After a couple of lackluster film releases in 1970, Brown helped usher in Blaxploitation in 1972's “Slaughter” and “Black Gunn,” both lead roles. By then, film fans had been treated to 1971's “Shaft,” featuring a gun-wielding, hard-fisted, hard-loving Black private detective. The proliferation of such fare helped Brown find his wheelhouse; the tongue-in-cheek undertone of these stick-it-to-the-man vehicles allowed free rein in limited-budget productions where his limited range of expression and nuance was not a factor. Brown's film fortunes faded when studios moved away from the Black action marketplace, and filmgoers outgrew the genre's stereotypes and predictability. In the 1980s, he devoted his efforts to squashing gang beef via his Southern California-based Amer-I-Can foundation. The young "club" members, many of whom had grown up witness to Brown's unforgiving roles, respected the actor and former athlete for both respecting them, and taking the time to understand their lives. 
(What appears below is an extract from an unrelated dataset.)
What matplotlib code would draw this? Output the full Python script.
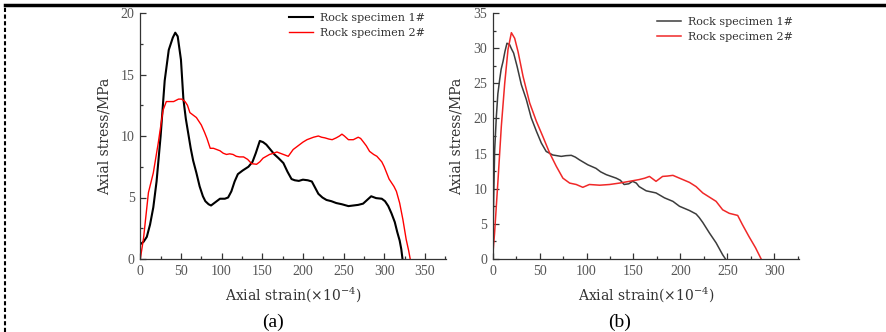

Jim Brown is not a simple figure to reconcile, as he touched the worlds of Civil Rights, entertainment, and commerce. He gained the trust of star athletes, including Ali in the latter's moment of truth. He lost the adulation of millions of fans through his domestic and legal troubles. He reached out to local youth during one of the most violent eras in L.A. history. NFL coaches and owners welcomed him into their locker rooms to impart lessons of toughness and perseverance. 

Whatever one thinks of the personal Brown, his movie career was significant for both its violent and sexual firsts. Unstoppable on the gridiron, uncompromising in his individual stances, often violently eliminated during his turns as the muscle in the motion picture, Jim Brown bridged the gap between the highly acceptable Poitier and boyishly romantic Belafonte. The very human Brown never played Superman, but in the U.S. mindset, he was filmdom's man of steel.